Officials who want to keep property tax bills from going up can choose the “effective” tax rate—also called the “no-new-revenue” rate because it collects the same amount of money overall from the same properties taxed the previous year, residential and commercial. (Growth generates additional tax revenue from new properties.) The effective rate adjusts as property values change to keep tax bills roughly the same, in the aggregate, though individual results vary based on valuations and exemptions.
Most local Texas officials adopted 2019 tax rates above the effective rate, meaning taxpayers will see higher property tax bills on average. How much higher?
Property tax reform passed by the Texas Legislature this year doesn’t take effect until January, leaving officials one last chance to raise taxes up to 8 percent without voter approval—a loophole several cities and counties are taking advantage of, though others chose smaller tax increases this year.

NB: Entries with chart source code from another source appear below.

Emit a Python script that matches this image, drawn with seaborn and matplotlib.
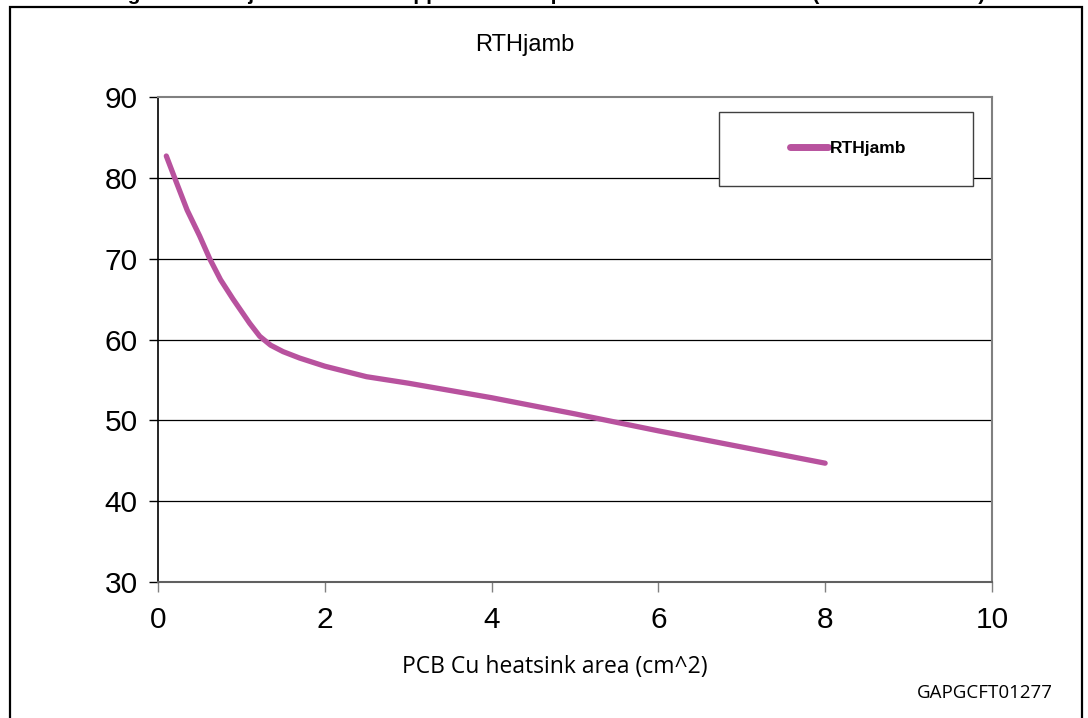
import pandas as pd
import matplotlib.pyplot as plt
import seaborn as sns
from matplotlib.patches import Rectangle

# values
area = [0.1, 0.2, 0.35, 0.5, 0.62, 0.75, 0.9, 1.0, 1.1, 1.22, 1.35, 1.5, 1.7, 2, 2.5, 3, 4, 5, 6, 7, 8]
rth = [82.7, 80.0, 76.0, 72.8, 70.0, 67.4, 65.0, 63.5, 62.0, 60.4, 59.3, 58.5, 57.7, 56.7, 55.4, 54.6, 52.8, 50.8, 48.7, 46.7, 44.7]
series_name = "RTHjamb"
xticks = [0, 2, 4, 6, 8, 10]
yticks = [30, 40, 50, 60, 70, 80, 90]

df = pd.DataFrame({"area": area, "rth": rth, "series": series_name})

sns.set_style("white")
plt.rcParams["font.family"] = ["Liberation Sans", "DejaVu Sans"]
plt.rcParams["text.color"] = "black"
plt.rcParams["xtick.labelcolor"] = "black"
plt.rcParams["ytick.labelcolor"] = "black"

fig = plt.figure(figsize=(10.88, 7.18), dpi=100)
ax = fig.add_axes([0.1452, 0.1894, 0.7665, 0.6755])

sns.lineplot(data=df, x="area", y="rth", hue="series", palette=["#B8529E"],
             linewidth=3.8, ax=ax, legend=False,
             solid_capstyle="round", solid_joinstyle="round")

ax.set_xlim(0, 10)
ax.set_ylim(30, 90)
ax.set_xticks(xticks)
ax.set_yticks(yticks)
ax.set_xlabel("")
ax.set_ylabel("")
ax.tick_params(axis="y", labelsize=21.5, length=6.5, width=1, color="black", pad=8, left=True)
ax.tick_params(axis="x", labelsize=21.5, length=7, width=1, color="#808080", pad=10, bottom=True)

for y in yticks[1:-1]:
    ax.axhline(y, color="black", linewidth=0.9, zorder=0)

ax.spines["left"].set_color("black")
ax.spines["left"].set_linewidth(1.2)
for s in ["top", "right", "bottom"]:
    ax.spines[s].set_color("#808080")
    ax.spines[s].set_linewidth(1.5)
ax.spines["bottom"].set_color("#606060")

# legend box
ax.add_patch(Rectangle((0.673, 0.816), 0.304, 0.153, transform=ax.transAxes,
                       facecolor="white", edgecolor="#404040", linewidth=1.0, zorder=5))
handle = plt.Line2D([], [], color="#B8529E", linewidth=5, solid_capstyle="round")
leg = ax.legend([handle], [series_name], loc="center", bbox_to_anchor=(0.828, 0.893),
                frameon=False, handlelength=2.2, handletextpad=0.1,
                prop={"weight": "bold", "size": 12.5})
leg.set_zorder(6)

# texts
fig.text(0.4825, 0.937, series_name, ha="center", va="center", fontsize=17)
fig.text(0.51, 0.071, "PCB Cu heatsink area (cm^2)", ha="center", va="center",
         fontsize=16.5, family=["Open Sans", "DejaVu Sans"])
fig.text(0.968, 0.035, "GAPGCFT01277", ha="right", va="center",
         fontsize=13.5, family=["Open Sans", "DejaVu Sans"])
# caption cut off at the top of the image
fig.text(0.503, 1.0, "Figure 43. Rthj-amb vs PCB copper area in open box free air condition (one channel ON)",
         ha="center", va="baseline", fontsize=15, fontweight="bold")

# outer frame
fig.patches.append(Rectangle((0.0092, -0.05), 0.9853, 1.0403, transform=fig.transFigure,
                             fill=False, edgecolor="black", linewidth=1.6))

fig.savefig("out.png", dpi=100)
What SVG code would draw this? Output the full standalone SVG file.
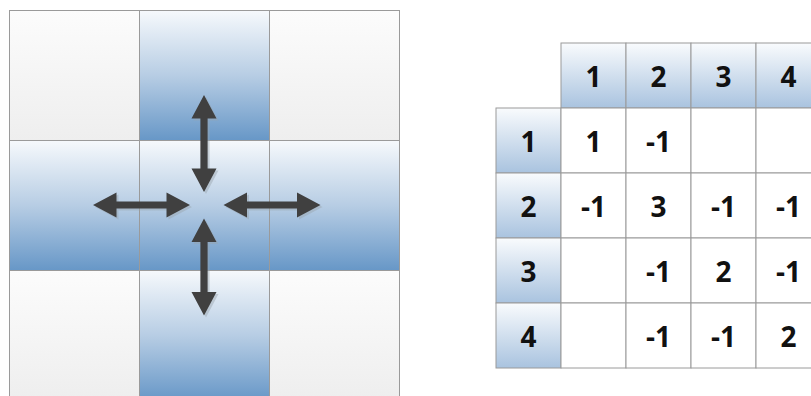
<svg xmlns="http://www.w3.org/2000/svg" xmlns:xlink="http://www.w3.org/1999/xlink" width="811" height="396" viewBox="0 0 811 396">
<defs>
<linearGradient id="gGrey" x1="0" y1="0" x2="0" y2="1">
<stop offset="0" stop-color="#fcfcfc"/>
<stop offset="1" stop-color="#eeeeee"/>
</linearGradient>
<linearGradient id="gBlue" x1="0" y1="0" x2="0" y2="1">
<stop offset="0" stop-color="#f6f9fc"/>
<stop offset="0.5" stop-color="#b7cde4"/>
<stop offset="1" stop-color="#6797c7"/>
</linearGradient>
<linearGradient id="gHead" x1="0" y1="0" x2="0" y2="1">
<stop offset="0" stop-color="#f9fbfd"/>
<stop offset="1" stop-color="#a9c3df"/>
</linearGradient>
<polygon id="dbl" points="0,-48.5 12.5,-25 3.6,-25 3.6,25 12.5,25 0,48.5 -12.5,25 -3.6,25 -3.6,-25 -12.5,-25"/>
</defs>
<style>
.cell{stroke:#9a9a9a;stroke-width:1}
.grey{fill:url(#gGrey)}
.blue{fill:url(#gBlue)}
.hd{fill:url(#gHead);stroke:#9a9a9a;stroke-width:1}
.tc{fill:#ffffff;stroke:#9a9a9a;stroke-width:1}
.t{font-family:"Open Sans","Liberation Sans",sans-serif;font-weight:bold;font-size:28px;fill:#111111;text-anchor:middle;dominant-baseline:central}
.arrow{fill:#404040}
.shadow{fill:#9aa4ae;opacity:0.45}
</style>
<rect width="811" height="396" fill="#ffffff"/>
<g id="grid">
<g id="c00"><rect class="cell grey" x="9.5" y="10.5" width="130" height="130"/></g>
<g id="c01"><rect class="cell blue" x="139.5" y="10.5" width="130" height="130"/></g>
<g id="c02"><rect class="cell grey" x="269.5" y="10.5" width="130" height="130"/></g>
<g id="c10"><rect class="cell blue" x="9.5" y="140.5" width="130" height="130"/></g>
<g id="c11"><rect class="cell blue" x="139.5" y="140.5" width="130" height="130"/></g>
<g id="c12"><rect class="cell blue" x="269.5" y="140.5" width="130" height="130"/></g>
<g id="c20"><rect class="cell grey" x="9.5" y="270.5" width="130" height="130"/></g>
<g id="c21"><rect class="cell blue" x="139.5" y="270.5" width="130" height="130"/></g>
<g id="c22"><rect class="cell grey" x="269.5" y="270.5" width="130" height="130"/></g>
</g>
<g id="connectors">
<use href="#dbl" class="shadow" transform="translate(206,145.5)"/>
<use href="#dbl" class="shadow" transform="translate(206,269)"/>
<use href="#dbl" class="shadow" transform="translate(143.5,207) rotate(90)"/>
<use href="#dbl" class="shadow" transform="translate(274,207) rotate(90)"/>
<use href="#dbl" class="arrow" transform="translate(204,143.5)"/>
<use href="#dbl" class="arrow" transform="translate(204,267)"/>
<use href="#dbl" class="arrow" transform="translate(141.5,205) rotate(90)"/>
<use href="#dbl" class="arrow" transform="translate(272,205) rotate(90)"/>
</g>
<g id="matrix">
<g id="h1"><rect class="hd" x="561" y="43" width="65" height="65"/><text class="t" x="593.5" y="75.5">1</text></g>
<g id="h2"><rect class="hd" x="626" y="43" width="65" height="65"/><text class="t" x="658.5" y="75.5">2</text></g>
<g id="h3"><rect class="hd" x="691" y="43" width="65" height="65"/><text class="t" x="723.5" y="75.5">3</text></g>
<g id="h4"><rect class="hd" x="756" y="43" width="65" height="65"/><text class="t" x="788.5" y="75.5">4</text></g>
<g id="r1"><rect class="hd" x="496" y="108" width="65" height="65"/><text class="t" x="528.5" y="140.5">1</text></g>
<g id="r2"><rect class="hd" x="496" y="173" width="65" height="65"/><text class="t" x="528.5" y="205.5">2</text></g>
<g id="r3"><rect class="hd" x="496" y="238" width="65" height="65"/><text class="t" x="528.5" y="270.5">3</text></g>
<g id="r4"><rect class="hd" x="496" y="303" width="65" height="65"/><text class="t" x="528.5" y="335.5">4</text></g>
<g id="body">
<rect class="tc" x="561" y="108" width="65" height="65"/><rect class="tc" x="626" y="108" width="65" height="65"/><rect class="tc" x="691" y="108" width="65" height="65"/><rect class="tc" x="756" y="108" width="65" height="65"/>
<rect class="tc" x="561" y="173" width="65" height="65"/><rect class="tc" x="626" y="173" width="65" height="65"/><rect class="tc" x="691" y="173" width="65" height="65"/><rect class="tc" x="756" y="173" width="65" height="65"/>
<rect class="tc" x="561" y="238" width="65" height="65"/><rect class="tc" x="626" y="238" width="65" height="65"/><rect class="tc" x="691" y="238" width="65" height="65"/><rect class="tc" x="756" y="238" width="65" height="65"/>
<rect class="tc" x="561" y="303" width="65" height="65"/><rect class="tc" x="626" y="303" width="65" height="65"/><rect class="tc" x="691" y="303" width="65" height="65"/><rect class="tc" x="756" y="303" width="65" height="65"/>
<text class="t" x="593.5" y="140.5">1</text><text class="t" x="658.5" y="140.5">-1</text>
<text class="t" x="593.5" y="205.5">-1</text><text class="t" x="658.5" y="205.5">3</text><text class="t" x="723.5" y="205.5">-1</text><text class="t" x="788.5" y="205.5">-1</text>
<text class="t" x="658.5" y="270.5">-1</text><text class="t" x="723.5" y="270.5">2</text><text class="t" x="788.5" y="270.5">-1</text>
<text class="t" x="658.5" y="335.5">-1</text><text class="t" x="723.5" y="335.5">-1</text><text class="t" x="788.5" y="335.5">2</text>
</g>
</g>
</svg>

Starting in 2020, Senate Bill 2 will limit counties and cities with over 30,000 residents to 3.5 percent tax revenue increases without voter approval. School districts will be limited to 2.5 percent increases. Those increases exclude revenue collected from new properties added to the tax rolls and property taxes collected to repay debt.
By far the biggest portion of any property tax bill is the school tax—usually around 60 percent of homeowners’ total tax tab. School districts were forced to lower their tax rates for 2019 as part of education funding reform passed this year in House Bill 3.
The amount of rate “compression” or reduction depends on the district but averages 8 cents per $100 valuation, according to the Texas Education Agency. That would take $240 off the tax bill of a home valued at $300,000. School districts won’t be losing money, though; the state will more than make up for districts’ reduced property tax revenue, allowing schools to spend more than ever before.
Spending drives all taxes. To keep Texans’ property tax bills from growing ever higher, local officials must not only lower tax rates to offset rising property values, they must keep local spending under control.
Texas Scorecard will be reporting on budgets and tax rates adopted by local officials around the state so Texas taxpayers can see who is, and isn’t, working to keep their property tax bills in check.